--- What you should do ---
Below are some records. Copy every line in them that holds "this".

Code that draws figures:

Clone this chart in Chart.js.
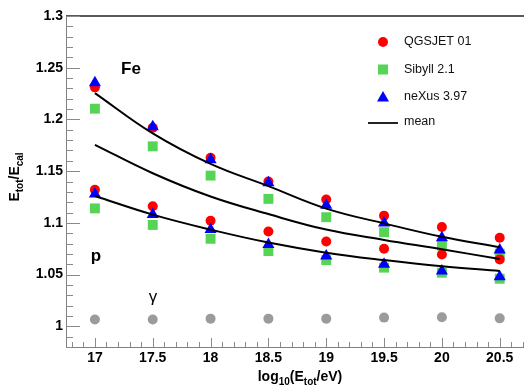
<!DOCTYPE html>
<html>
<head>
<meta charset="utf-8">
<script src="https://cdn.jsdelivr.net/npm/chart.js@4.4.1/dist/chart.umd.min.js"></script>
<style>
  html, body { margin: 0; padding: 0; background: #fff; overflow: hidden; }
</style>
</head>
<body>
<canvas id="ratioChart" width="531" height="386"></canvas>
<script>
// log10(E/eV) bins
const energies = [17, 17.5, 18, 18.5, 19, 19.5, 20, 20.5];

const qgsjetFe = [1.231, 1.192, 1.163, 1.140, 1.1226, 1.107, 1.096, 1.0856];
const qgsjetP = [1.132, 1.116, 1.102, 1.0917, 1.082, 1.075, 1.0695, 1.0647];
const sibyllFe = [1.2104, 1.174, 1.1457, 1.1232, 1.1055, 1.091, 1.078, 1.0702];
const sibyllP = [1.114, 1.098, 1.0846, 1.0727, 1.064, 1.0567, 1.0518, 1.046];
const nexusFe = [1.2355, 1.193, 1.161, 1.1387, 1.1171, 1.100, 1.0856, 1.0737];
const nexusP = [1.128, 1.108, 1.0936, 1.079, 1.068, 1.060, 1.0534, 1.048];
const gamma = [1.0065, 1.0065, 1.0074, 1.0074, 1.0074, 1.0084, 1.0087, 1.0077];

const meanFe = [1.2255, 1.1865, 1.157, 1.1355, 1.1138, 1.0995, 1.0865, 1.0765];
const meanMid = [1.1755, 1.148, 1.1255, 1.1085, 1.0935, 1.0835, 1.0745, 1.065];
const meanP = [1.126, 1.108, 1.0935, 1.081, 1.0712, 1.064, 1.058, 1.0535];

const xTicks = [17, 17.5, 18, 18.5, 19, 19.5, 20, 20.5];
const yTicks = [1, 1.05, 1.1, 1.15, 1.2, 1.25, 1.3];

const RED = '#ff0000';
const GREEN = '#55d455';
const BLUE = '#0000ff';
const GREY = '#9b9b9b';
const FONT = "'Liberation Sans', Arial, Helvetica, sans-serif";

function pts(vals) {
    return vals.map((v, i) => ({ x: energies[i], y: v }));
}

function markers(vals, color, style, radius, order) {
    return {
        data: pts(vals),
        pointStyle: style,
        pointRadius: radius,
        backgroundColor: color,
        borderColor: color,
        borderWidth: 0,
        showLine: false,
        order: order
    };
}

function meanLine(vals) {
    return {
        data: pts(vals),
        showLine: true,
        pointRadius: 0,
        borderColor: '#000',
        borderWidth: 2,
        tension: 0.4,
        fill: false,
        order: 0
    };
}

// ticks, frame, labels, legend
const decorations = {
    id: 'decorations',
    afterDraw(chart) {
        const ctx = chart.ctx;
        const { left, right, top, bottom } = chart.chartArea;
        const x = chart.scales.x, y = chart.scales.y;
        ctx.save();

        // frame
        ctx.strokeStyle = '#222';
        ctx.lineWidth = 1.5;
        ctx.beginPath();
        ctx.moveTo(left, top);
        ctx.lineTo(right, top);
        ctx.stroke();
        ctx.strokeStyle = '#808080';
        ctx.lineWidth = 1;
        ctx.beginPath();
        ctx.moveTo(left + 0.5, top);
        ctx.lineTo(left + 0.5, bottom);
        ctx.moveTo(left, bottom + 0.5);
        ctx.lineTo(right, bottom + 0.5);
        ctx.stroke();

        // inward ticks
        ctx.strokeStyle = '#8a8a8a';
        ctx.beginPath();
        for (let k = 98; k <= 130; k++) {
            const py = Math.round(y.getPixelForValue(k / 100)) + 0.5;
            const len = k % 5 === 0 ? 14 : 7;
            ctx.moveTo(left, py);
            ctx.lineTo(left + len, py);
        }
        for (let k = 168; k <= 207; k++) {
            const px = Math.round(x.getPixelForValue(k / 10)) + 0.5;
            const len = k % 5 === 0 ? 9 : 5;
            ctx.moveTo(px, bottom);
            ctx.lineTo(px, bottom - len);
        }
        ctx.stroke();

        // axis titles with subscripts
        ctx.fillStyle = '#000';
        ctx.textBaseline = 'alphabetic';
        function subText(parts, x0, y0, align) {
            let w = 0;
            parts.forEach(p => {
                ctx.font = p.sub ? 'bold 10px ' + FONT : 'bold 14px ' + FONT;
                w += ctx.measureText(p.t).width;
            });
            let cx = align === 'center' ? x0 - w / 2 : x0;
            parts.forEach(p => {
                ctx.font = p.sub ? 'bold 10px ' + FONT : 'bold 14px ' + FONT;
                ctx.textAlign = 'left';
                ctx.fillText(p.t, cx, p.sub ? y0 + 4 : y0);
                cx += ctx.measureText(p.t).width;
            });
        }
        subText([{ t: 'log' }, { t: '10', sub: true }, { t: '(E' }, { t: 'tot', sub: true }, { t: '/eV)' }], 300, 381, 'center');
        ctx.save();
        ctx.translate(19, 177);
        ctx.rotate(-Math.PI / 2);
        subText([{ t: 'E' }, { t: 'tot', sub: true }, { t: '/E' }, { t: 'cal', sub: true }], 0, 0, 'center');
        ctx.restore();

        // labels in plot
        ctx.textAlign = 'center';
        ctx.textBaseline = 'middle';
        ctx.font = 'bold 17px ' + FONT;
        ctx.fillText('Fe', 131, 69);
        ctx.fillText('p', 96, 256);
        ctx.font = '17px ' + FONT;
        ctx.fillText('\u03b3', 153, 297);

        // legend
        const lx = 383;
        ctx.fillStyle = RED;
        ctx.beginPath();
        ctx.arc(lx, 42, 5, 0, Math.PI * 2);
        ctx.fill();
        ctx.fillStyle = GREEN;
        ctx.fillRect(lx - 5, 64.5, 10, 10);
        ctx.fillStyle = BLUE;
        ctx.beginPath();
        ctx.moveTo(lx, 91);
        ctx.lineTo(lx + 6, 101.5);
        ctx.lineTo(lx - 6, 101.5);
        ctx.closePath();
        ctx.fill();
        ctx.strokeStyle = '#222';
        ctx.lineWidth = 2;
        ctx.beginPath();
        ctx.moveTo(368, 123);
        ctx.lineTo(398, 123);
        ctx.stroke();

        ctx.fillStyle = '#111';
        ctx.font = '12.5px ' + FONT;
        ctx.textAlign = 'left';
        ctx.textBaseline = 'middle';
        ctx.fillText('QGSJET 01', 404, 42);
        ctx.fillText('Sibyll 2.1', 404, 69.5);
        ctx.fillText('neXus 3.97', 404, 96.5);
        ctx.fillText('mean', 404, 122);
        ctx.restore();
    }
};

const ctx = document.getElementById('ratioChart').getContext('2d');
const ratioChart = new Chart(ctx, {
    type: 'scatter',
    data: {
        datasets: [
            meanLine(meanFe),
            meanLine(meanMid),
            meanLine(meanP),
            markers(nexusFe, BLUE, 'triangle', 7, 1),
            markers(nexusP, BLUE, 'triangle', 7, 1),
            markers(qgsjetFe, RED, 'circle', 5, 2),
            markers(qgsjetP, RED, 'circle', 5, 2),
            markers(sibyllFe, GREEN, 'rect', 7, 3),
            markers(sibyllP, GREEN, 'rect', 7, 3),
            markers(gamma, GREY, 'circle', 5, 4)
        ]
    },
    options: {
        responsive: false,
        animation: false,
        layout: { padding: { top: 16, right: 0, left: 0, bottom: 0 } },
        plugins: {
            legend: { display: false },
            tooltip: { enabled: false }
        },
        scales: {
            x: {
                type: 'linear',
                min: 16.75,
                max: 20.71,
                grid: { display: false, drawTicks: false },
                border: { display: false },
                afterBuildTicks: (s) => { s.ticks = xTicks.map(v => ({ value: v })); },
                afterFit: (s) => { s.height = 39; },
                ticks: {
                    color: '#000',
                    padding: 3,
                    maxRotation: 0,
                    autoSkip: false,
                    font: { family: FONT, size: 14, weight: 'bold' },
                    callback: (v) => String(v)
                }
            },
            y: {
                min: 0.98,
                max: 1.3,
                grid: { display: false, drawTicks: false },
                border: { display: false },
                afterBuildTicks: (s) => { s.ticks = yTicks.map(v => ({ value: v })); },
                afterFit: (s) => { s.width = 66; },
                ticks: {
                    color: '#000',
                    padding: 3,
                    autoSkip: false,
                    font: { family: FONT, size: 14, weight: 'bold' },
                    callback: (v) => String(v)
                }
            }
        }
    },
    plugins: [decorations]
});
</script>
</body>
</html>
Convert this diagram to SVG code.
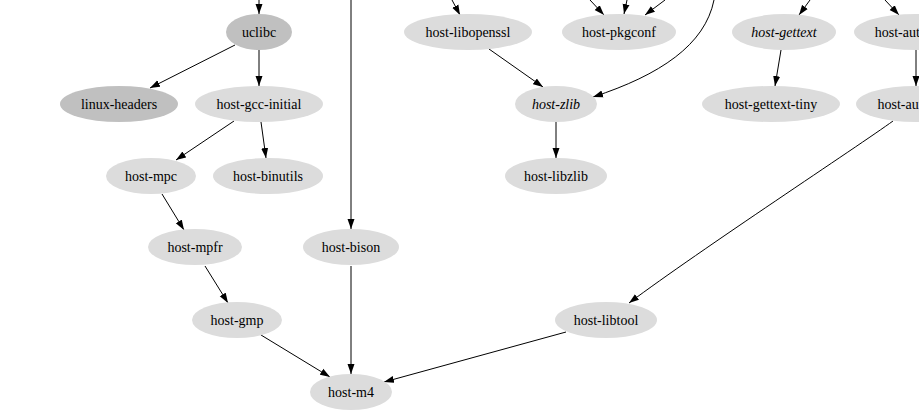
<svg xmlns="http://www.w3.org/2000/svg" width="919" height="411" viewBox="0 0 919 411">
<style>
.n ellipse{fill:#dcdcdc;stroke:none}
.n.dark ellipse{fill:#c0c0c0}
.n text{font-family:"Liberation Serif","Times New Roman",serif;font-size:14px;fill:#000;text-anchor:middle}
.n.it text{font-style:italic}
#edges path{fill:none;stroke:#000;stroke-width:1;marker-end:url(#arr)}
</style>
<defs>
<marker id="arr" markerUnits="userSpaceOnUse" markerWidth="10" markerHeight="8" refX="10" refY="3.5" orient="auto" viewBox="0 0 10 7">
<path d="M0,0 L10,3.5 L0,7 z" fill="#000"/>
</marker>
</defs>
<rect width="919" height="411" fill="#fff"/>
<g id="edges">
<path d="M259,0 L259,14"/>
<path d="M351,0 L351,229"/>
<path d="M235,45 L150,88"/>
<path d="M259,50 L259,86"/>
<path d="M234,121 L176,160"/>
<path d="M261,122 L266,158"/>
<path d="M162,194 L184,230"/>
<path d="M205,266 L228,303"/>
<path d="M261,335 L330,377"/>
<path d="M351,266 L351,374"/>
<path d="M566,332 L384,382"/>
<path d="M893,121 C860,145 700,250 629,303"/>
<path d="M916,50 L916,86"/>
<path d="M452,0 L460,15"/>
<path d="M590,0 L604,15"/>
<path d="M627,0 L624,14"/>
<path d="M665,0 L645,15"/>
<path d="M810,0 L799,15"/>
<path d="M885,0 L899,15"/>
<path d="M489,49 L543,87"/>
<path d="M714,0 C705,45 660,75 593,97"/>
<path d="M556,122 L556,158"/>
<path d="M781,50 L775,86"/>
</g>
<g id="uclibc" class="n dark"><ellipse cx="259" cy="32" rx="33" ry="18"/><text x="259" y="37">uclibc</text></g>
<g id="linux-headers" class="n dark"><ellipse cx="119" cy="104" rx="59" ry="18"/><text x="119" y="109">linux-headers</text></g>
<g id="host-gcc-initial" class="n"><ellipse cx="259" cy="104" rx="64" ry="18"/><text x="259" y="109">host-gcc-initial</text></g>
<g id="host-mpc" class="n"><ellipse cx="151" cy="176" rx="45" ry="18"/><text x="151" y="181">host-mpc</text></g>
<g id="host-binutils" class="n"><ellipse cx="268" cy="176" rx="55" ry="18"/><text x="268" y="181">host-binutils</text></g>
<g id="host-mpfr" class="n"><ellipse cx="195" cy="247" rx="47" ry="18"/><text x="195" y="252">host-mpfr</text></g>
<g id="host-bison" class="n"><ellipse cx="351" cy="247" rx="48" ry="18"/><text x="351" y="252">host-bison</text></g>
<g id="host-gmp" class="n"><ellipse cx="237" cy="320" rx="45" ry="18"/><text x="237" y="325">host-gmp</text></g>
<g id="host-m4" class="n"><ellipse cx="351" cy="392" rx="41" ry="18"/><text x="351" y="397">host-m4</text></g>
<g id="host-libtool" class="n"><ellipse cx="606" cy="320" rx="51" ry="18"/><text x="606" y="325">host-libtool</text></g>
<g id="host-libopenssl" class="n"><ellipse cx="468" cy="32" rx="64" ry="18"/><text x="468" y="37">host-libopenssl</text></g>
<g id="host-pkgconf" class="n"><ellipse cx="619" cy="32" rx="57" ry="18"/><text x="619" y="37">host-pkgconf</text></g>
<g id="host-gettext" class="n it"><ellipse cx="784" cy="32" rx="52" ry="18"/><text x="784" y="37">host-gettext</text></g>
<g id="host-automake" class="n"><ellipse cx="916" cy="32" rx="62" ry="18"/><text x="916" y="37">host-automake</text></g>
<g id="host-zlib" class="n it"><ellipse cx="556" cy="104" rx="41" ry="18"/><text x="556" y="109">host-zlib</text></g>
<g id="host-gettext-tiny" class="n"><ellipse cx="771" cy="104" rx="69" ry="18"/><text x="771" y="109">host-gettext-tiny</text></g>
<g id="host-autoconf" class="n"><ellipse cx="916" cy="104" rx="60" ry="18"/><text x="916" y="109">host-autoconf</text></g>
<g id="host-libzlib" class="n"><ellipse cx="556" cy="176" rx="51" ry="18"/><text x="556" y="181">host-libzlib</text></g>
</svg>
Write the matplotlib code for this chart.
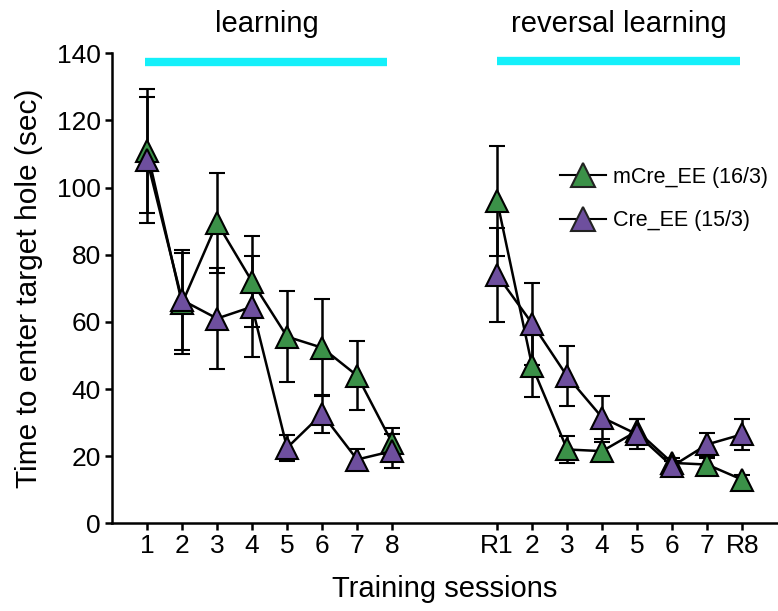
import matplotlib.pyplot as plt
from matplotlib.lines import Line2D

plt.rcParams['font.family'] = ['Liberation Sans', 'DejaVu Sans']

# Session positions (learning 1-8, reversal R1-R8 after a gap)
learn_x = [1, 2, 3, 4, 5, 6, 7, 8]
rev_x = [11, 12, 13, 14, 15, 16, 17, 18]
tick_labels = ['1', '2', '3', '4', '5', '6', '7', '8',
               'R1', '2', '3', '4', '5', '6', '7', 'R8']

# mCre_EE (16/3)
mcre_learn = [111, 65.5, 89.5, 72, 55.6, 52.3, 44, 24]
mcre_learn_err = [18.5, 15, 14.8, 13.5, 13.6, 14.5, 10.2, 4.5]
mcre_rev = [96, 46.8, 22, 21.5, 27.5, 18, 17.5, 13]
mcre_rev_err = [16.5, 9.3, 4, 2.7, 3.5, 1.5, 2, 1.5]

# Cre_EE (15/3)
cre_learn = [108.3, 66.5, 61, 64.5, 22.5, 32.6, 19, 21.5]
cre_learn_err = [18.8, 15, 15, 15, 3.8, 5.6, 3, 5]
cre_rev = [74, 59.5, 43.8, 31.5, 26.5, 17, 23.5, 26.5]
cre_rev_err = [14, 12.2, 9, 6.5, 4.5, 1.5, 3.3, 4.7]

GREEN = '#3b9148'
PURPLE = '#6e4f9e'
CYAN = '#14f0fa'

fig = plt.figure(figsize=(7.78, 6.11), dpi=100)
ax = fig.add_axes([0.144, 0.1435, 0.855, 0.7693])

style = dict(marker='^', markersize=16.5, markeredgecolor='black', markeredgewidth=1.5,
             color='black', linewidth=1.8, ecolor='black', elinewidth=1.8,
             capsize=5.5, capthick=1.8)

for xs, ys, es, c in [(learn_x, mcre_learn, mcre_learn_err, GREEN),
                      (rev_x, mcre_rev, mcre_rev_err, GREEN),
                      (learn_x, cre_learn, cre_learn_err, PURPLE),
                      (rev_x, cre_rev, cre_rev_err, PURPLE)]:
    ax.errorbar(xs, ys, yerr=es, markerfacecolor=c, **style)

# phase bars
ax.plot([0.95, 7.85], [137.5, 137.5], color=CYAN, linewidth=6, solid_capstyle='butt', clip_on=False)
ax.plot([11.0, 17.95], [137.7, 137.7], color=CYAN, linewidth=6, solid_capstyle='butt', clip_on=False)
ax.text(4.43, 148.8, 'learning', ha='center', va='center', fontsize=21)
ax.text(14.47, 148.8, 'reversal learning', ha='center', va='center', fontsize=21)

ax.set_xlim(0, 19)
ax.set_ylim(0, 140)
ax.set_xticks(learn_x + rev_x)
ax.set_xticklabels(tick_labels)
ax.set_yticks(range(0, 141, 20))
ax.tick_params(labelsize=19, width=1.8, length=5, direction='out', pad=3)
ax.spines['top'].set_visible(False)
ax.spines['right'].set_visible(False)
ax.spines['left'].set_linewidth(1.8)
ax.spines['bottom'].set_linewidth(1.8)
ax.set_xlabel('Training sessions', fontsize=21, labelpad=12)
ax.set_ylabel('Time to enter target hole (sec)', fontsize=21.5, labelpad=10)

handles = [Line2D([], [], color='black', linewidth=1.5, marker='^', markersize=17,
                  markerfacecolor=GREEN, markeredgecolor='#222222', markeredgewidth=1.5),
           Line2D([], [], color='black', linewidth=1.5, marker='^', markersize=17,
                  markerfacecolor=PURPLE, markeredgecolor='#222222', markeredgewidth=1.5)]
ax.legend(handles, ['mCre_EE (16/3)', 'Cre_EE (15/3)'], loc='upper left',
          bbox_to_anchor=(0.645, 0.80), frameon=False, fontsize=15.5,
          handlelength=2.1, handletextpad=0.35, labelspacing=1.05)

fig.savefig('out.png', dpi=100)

--- Written response ---
Clone this chart in Chart.js.
Convert this diagram to SVG code.
Write the matplotlib code for this chart.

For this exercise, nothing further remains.